The tensions between black and white Democrats create a dynamic where the black community feels it is taken for granted by white politicians, Bynes said. Choosing between a white Democrat and a white Republican on the ballot, she said, is like choosing between two evils.
“Normally, African-Americans choose between two candidates who are usually white. They are not going to come out and be very big on issues for black people,” she said. White politicians of both parties “shy away from that because they feel it doesn’t play well to their white, middle-class base.”
“It’s a tightrope for any countywide Democrat to try to walk right now,” said Smith, the former state senator, who now teaches at the New School in New York City. “There’s a lot of conservative white Democrats, especially in South County, and to some extent in North County, and yeah, you need them to win a general election.”

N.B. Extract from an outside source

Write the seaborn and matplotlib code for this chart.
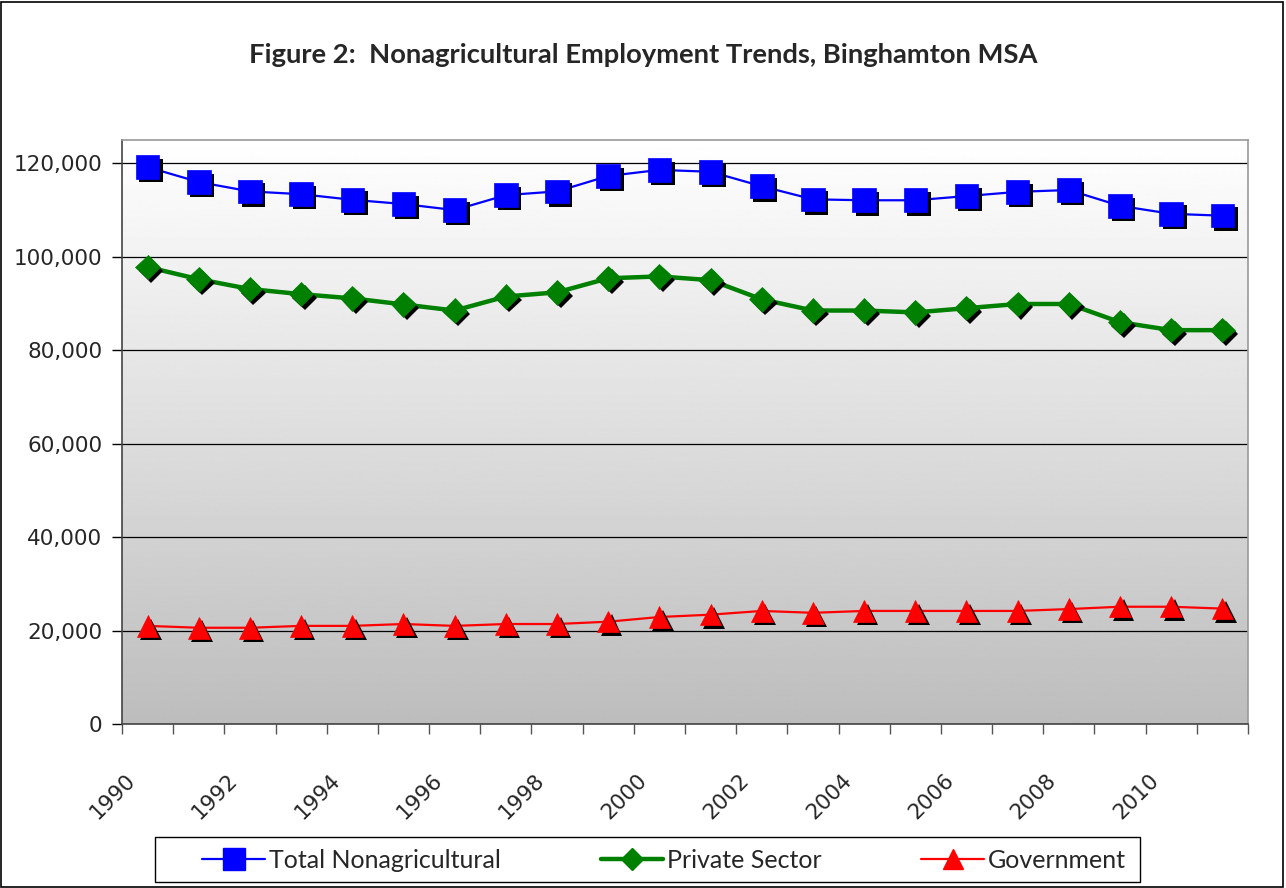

This tension has played out in how white politicians have responded to the unrest in Ferguson this month. Stenger and the Republican he will face in November, Rick Stream, both kept a very low profile when the violence broke out. People on the ground in Ferguson said they hadn’t heard a peep from either candidate. But several days into the protests, the two alerted the media to the fact that they had visited Ferguson multiple times, they just hadn’t told anyone about it. As Stenger’s spokesman told St. Louis Public Radio, “Stenger has chosen to work behind the scenes instead of taking selfies with celebrities or generating media attention.” This behind the scenes work is also less likely to cross their white bases.
Missouri’s white Democratic governor, Jay Nixon, faced a similar predicament when he came under pressure to remove McCulloch from the Brown case—a move demanded by the black community but certainly opposed by McCulloch’s white, Democratic base. Nixon settled for neither defending McCulloch nor removing him. Missouri Attorney General Chris Koster, a conservative Democrat who plans to run for governor in 2016, similarly deflected calls to replace McCulloch.
“It always has been difficult for especially the sort of conservative, white part of the Democratic Party and the African-American part of the Democratic Party to work together easily in this region,” Robertson said.